Last night was the Art Auction at the Queensbury Hotel to benefit the Adirondack/Saratoga Chapter of the Red Cross. They collected Windows and handed them out to local artists to decorate with the theme "Windows on the Adirondacks". I made one - pictures 1 2 3 4. They did a good job of advertising, a mass mailer, lots of posters and even went through the work of putting all the images up on their website.
However, the hors d'oeuvres were lacking, the drinks were expensive, and most importantly, the auction seemed to be mainly attended by the artists themselves, not necessarily patrons of the arts with fat wallets. Of course I love events where I can meet socially with my fellow artists, but the "starving artist" title isn't ironic - it's true.
No art went for more than $250, I believe, which is an insult to the artists - the time spent on some of these is worth thousands of dollars per window. There were windows sold for a dollar. There were a total of 112 windows, which makes for a very impressive show, but also for an excruciatingly long auction. The fee to even get in to the auction was $35, which is steep, in my opinion. I think that if it was lower, more people would have come to the auction and bid, and also that people attending would have been a little more excited to spend money if they hadn't already dropped a chunk of it at the door. The fact that the auctioneer didn't know much about art and had to practically beg people to bid was very nerve-wracking to me as an artist. The entire time, I was mortified that my painting was going to be insulted and then sold for a dollar.

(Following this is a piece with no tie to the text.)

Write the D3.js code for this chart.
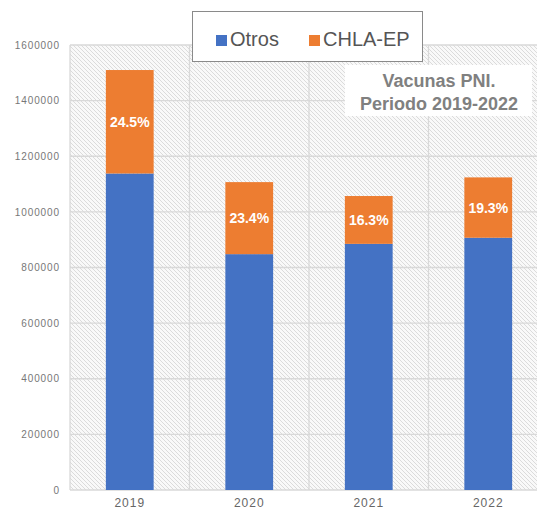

To my relief, mine found a good home with Post Star photographer TJ Hooker. HUGE thanks, TJ! Here are the pictures TJ took for the Post Star.
I couldn't help but think that there must be more efficient fundraisers that aren't as frightening to artists. As is, art isn't the most thriving business - there is a very small percentage of the population who cares enough about art to make it to such events, and an even smaller percentage of that percentage that can afford to pay a fair price for artwork. The auction was impressive as an art show, but I feel badly that the Red Cross (and the artists donating their work) put so much work in for so little return.
Of course, with Glens Falls striving to cater to a more sophisticated and cultural audience, perhaps the next charity auction in this town will be better than the last few.